1. What made you decide to pursue a graduate degree?
I noticed that I was leaving undergrad with deeper questions about my field that I wanted to pursue. More than anything, I wanted to learn the skills that I needed to pursue them. This meant learning to become a professional researcher.
2. What’s the thing you love most about Chapel Hill?
In addition to the eggplant curry at Vimala’s, I deeply appreciate the amazing performances brought to us from around the world by Carolina Performing Arts. Last season’s “Sacred/Secular: A Sufi Journey” and “Glass at 80” series were truly transformative.
3. If you had any advice for someone thinking about pursuing a graduate degree, what would it be?

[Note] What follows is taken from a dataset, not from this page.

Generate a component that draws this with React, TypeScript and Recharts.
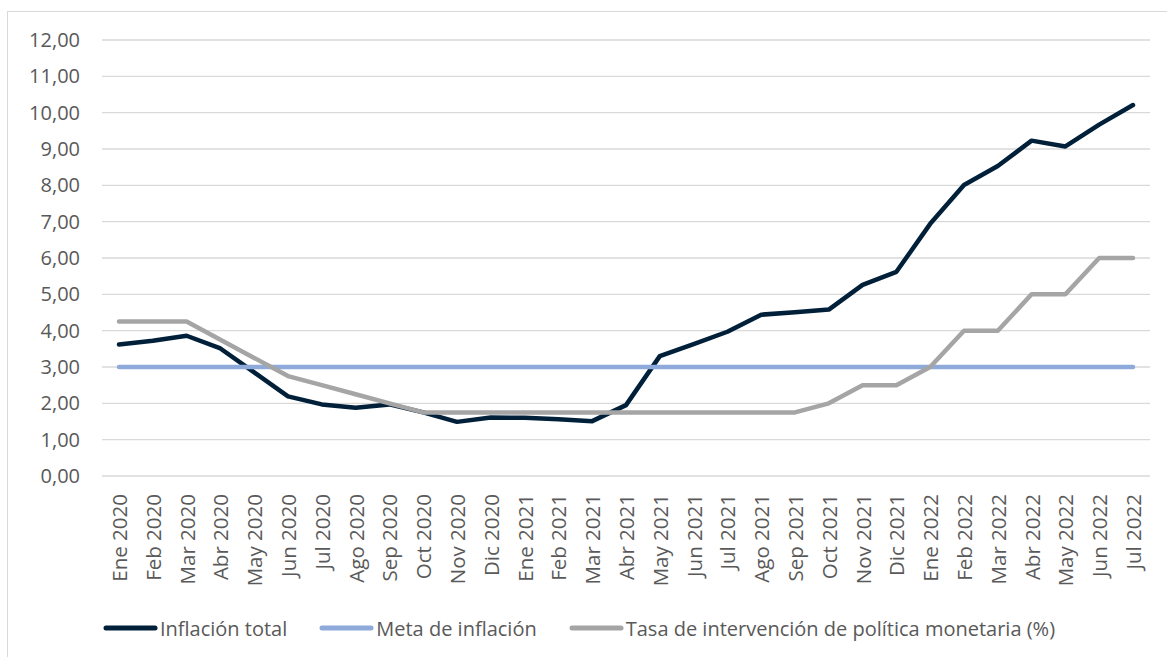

Take your desire seriously and do not be intimidated by the “whole double scene”* of academia. Insert yourself into it wherever you can fit, as there is definitely a place for you. If you don’t get in the first time, just keep trying. Like the degree itself, the application process is a voyage of self-discovery. All journeys begin at the port, prior to departure. You don’t know where you are going or what you will see when you get there, but you’ve already committed yourself to the venture. If any of this resonates with you, keep going!
- What is your dream career after you’ve completed your studies?
My dream career is to be a brilliant leaf in the wind. I want to take the interesting questions as they come and persist through the creative process of using everything I know from all of my experience and merging it with new things I’m learning in order to solve humanity’s puzzles. That has been (and will always be) my job, regardless of the title or institution.
*”Spring and the Ashura” by Miyazawa Kenji (1896-1933). Translation appearing in: Snyder, G. (1968). The back country. New York: New Directions.